Training and resting


Do people actually incorporate rest weeks into their training plans ?

For the last few weeks I have been following a 'proper' training plan and as such feel a lot better and stronger for it. I am really enjoying running this way and just want to run as often as possible.I understand the need to have periods of rest (I currently have 2 rest days a week) but am actually looking to increase my weekly mileage from 35-40 up to 50+. I would be interested to hear how often other people have a 'rest week' in their training plans ? How much do you reduce your weekly mileage by during a rest week ?



  • I'm around the 50+ miles a week mark but only take one rest day a week.

    I can't say that I take rest weeks. But I refuse to run on my annual summer holiday (10-14 days) and I can often go a few days without training over Christmas holidays.

    I do often put on 5 pounds or so during these phases and I do feel sluggish on returning to training. But there are probably benefits long term regarding tendon/muscle repair etc.

  • stutyrstutyr ✭✭✭

    I don't have rest weeks within my plans, but I do tend to take it easy for a couple of weeks after completing one plan before starting the next one.  Depending on how the race at the end of the plan has gone, this may be a few days rest and then just a couple of weeks of unstructured running at an easy pace or even just a couple of runs spread out over the following weeks.

    Whilst I enjoy following plans, and even completing interval sessions etc, by the time I've completed a 12 - 18 week plan I need to have a little time to just relax and ignore the garmin etc. 

  • I see. To be fair I'm forever trying to continuously improve, I don't do training in blocks. That said, I will taylor my training to certain races. In October I was focussing on 10K, therefore alot of my quality work was race pace time trial based. But my last race last week was a speedy 1.75 mile road run,  so I stepped up the speedwork.

    After a race I'll normally junk food and beer it for a day or two......then its back to business.
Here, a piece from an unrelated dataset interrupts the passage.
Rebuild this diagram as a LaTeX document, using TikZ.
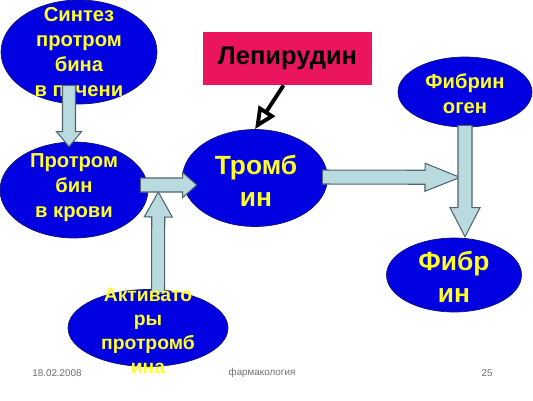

    My focus right now is on improving my mile time. I did a lovely 16 x 200m sprints yesterday. Legs are a bit sore today!!
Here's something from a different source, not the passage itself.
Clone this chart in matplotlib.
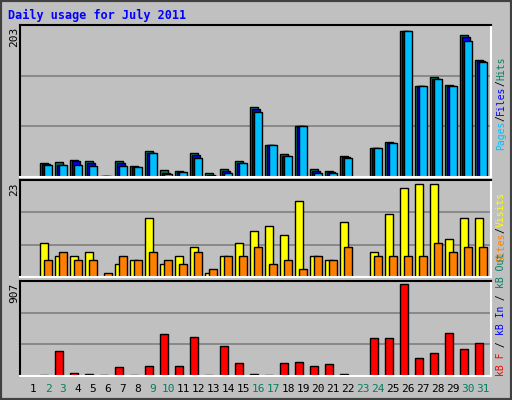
import matplotlib
matplotlib.use("Agg")
import matplotlib.pyplot as plt
from matplotlib.patches import Rectangle

# ---------------------------------------------------------
# Data
# ---------------------------------------------------------
days = list(range(1, 32))
weekend = [2, 3, 9, 10, 16, 17, 23, 24, 30, 31]

hits = [0, 19, 21, 23, 22, 1, 22, 15, 35, 10, 8, 33, 6, 11, 22, 96, 43, 31, 69, 11,
        8, 29, 0, 39, 47, 199, 124, 136, 125, 193, 160]
files = [0, 18, 17, 22, 19, 1, 19, 14, 33, 6, 7, 30, 3, 8, 19, 93, 43, 29, 69, 8,
         7, 27, 0, 39, 46, 199, 124, 133, 124, 191, 158]
pages = [0, 17, 17, 17, 15, 1, 15, 14, 33, 4, 7, 26, 2, 6, 19, 89, 43, 29, 69, 6,
         6, 26, 0, 39, 46, 199, 124, 133, 124, 185, 156]
visits = [0, 8, 5, 5, 6, 0, 3, 4, 14, 3, 5, 7, 1, 5, 8, 11, 12, 10, 18, 5,
          4, 13, 0, 6, 15, 21, 22, 22, 9, 14, 14]
sites = [0, 4, 6, 4, 4, 1, 5, 4, 6, 4, 3, 6, 2, 5, 5, 7, 3, 4, 2, 5,
         4, 7, 0, 5, 5, 5, 5, 8, 6, 7, 7]
kbytes = [0, 10, 243, 32, 22, 10, 89, 10, 99, 405, 99, 376, 10, 290, 128, 22, 10, 128, 137, 99,
          118, 22, 0, 367, 367, 880, 175, 223, 415, 262, 319]

max_top, max_mid, max_bot = 203, 23, 907

BG = "#C0C0C0"
GREEN = "#00805F"
W, H = 512, 400

fig = plt.figure(figsize=(W / 100, H / 100), dpi=100, facecolor=BG)
# outer 3D border
fig.patches.append(Rectangle((0, 0), 1, 1, transform=fig.transFigure, fill=False,
                             edgecolor="#404040", linewidth=3))

def panel(y0, y1):
    ax = fig.add_axes([20 / W, 1 - y1 / H, 471 / W, (y1 - y0) / H])
    ax.set_facecolor(BG)
    ax.set_xlim(20, 491)
    ax.set_xticks([])
    ax.set_yticks([])
    for s in ("left", "top"):
        ax.spines[s].set_color("black")
        ax.spines[s].set_linewidth(1.5)
    for s in ("right", "bottom"):
        ax.spines[s].set_color("white")
        ax.spines[s].set_linewidth(1.5)
    return ax

def xpos(d):
    return 10 + 15 * d

ax1 = panel(25, 177)
ax2 = panel(180, 277)
ax3 = panel(281, 376)

for ax, top in ((ax1, max_top * 1.02), (ax2, max_mid), (ax3, max_bot)):
    ax.set_ylim(0, top)
    for f in (1 / 3, 2 / 3):
        ax.axhline(top * f, color="#808080", linewidth=1.2, zorder=0)

kw = dict(width=8, align="edge", edgecolor="black", linewidth=1)
for d, h, f, p in zip(days, hits, files, pages):
    if h == 0:
        continue
    ax1.bar(xpos(d), h, color=GREEN, **kw)
    ax1.bar(xpos(d) + 2, f, color="#0000FF", **kw)
    ax1.bar(xpos(d) + 4, p, color="#00BFFF", **kw)

for d, v, s in zip(days, visits, sites):
    if v:
        ax2.bar(xpos(d), v, color="#FFFF00", **kw)
    if s:
        ax2.bar(xpos(d) + 4, s, color="#FF8000", **kw)

for d, k in zip(days, kbytes):
    if k:
        ax3.bar(xpos(d), k, color="#FF0000", **kw)

# title
fig.text(8 / W, 1 - 15 / H, "Daily usage for July 2011", color="#0000FF",
         fontsize=8.5, fontweight="bold", family="DejaVu Sans Mono", va="center")

# left max labels
for val, y in ((max_top, 27), (max_mid, 182), (max_bot, 283)):
    fig.text(14 / W, 1 - y / H, str(val), rotation=90, fontsize=8,
             family="DejaVu Sans Mono", ha="center", va="top")

# right multi-colour labels, read bottom to top
FS = 7
CH = 0.602 * FS * 100 / 72

def right_label(pieces, y_bottom):
    y = y_bottom
    for txt, col in pieces:
        fig.text(501 / W, 1 - y / H, txt, rotation=90, color=col, fontsize=FS,
                 family="DejaVu Sans Mono", ha="center", va="bottom")
        y -= len(txt) * CH

right_label([("Pages", "#00BFFF"), ("/", "black"), ("Files", "#0000FF"),
             ("/", "black"), ("Hits", GREEN)], 150)
right_label([("Sites", "#FF8000"), ("/", "black"), ("Visits", "#FFFF00")], 262)
right_label([("kB F", "#FF0000"), (" / ", "black"), ("kB In", "#0000FF"),
             (" / ", "black"), ("kB Out", GREEN)], 376)

# day labels
for d in days:
    fig.text((18 + 15 * d) / W, 1 - 389 / H, str(d), fontsize=8,
             family="DejaVu Sans Mono", ha="center", va="center",
             color=GREEN if d in weekend else "black")

fig.savefig("out.png", dpi=100, facecolor=BG)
  • Training plans will often incorporate 'cut back' or recovery weeks where you maintain the number of sessions but there is some reduction in intensity and/or mileage during that week. The plans I recently used had a 12 - 15% reduction in mileage on the previous week. These came every 4 or 5 weeks.

  • It is a bit confusing because I always thought you recover from injury and rest during days off. But now I gather runners tend to only rest when they are suffering with an injury, and recover when easing up a bit after consecutive weeks of hard training. Perhaps rest days or longer periods of not running don't come into it when you are fit? But experts advice I've read is to always respect days asigned for rest, while recovery weeks (running on average less than you're used to) will ideally finish with a race of a shorter distance than you're training for.

  • Sunday is my rest day, it follows my long weekly run on Saturdays (currently 15 miles)......and I must admit I do tend to eat a fair bit in order to refuel and recharge the legs.

    Mondays and Thursdays are my quality days and often involve punishing hill reps, quick 5 mile tempo runs or speedy reps work. I often follow these days with what are known as recovery runs. In my case they'll be between 8 & 8:30 pace......and their purpose is simply to stimulate the aerobic system, keep the heart rate in the correct zone and get blood to the muscles to help with recovery.

    Rest days and easy days are ridiculously important for repair and eventual improvement. One or two rest weeks a year can really help recharge the mental batteries too.

    The only issue for an athlete wanting to reach their potential is that if you take too many rest days a week, it limits the amount of mileage you can do. There does seem to be a correlation between increasing weekly miles and resulting competence as you get close to your potential. Much as I'd like to get away with just 2 quality days and 1 long run weekly, I would probably hit a plateau and race times would stagnate. Those recovery runs and slow easy runs really help keep the cardio/aerobic system in check. They also help you keep your weight down!

    Newcomers shouldn't start with 6 training days a week though. People need to build up over a number of weeks and months.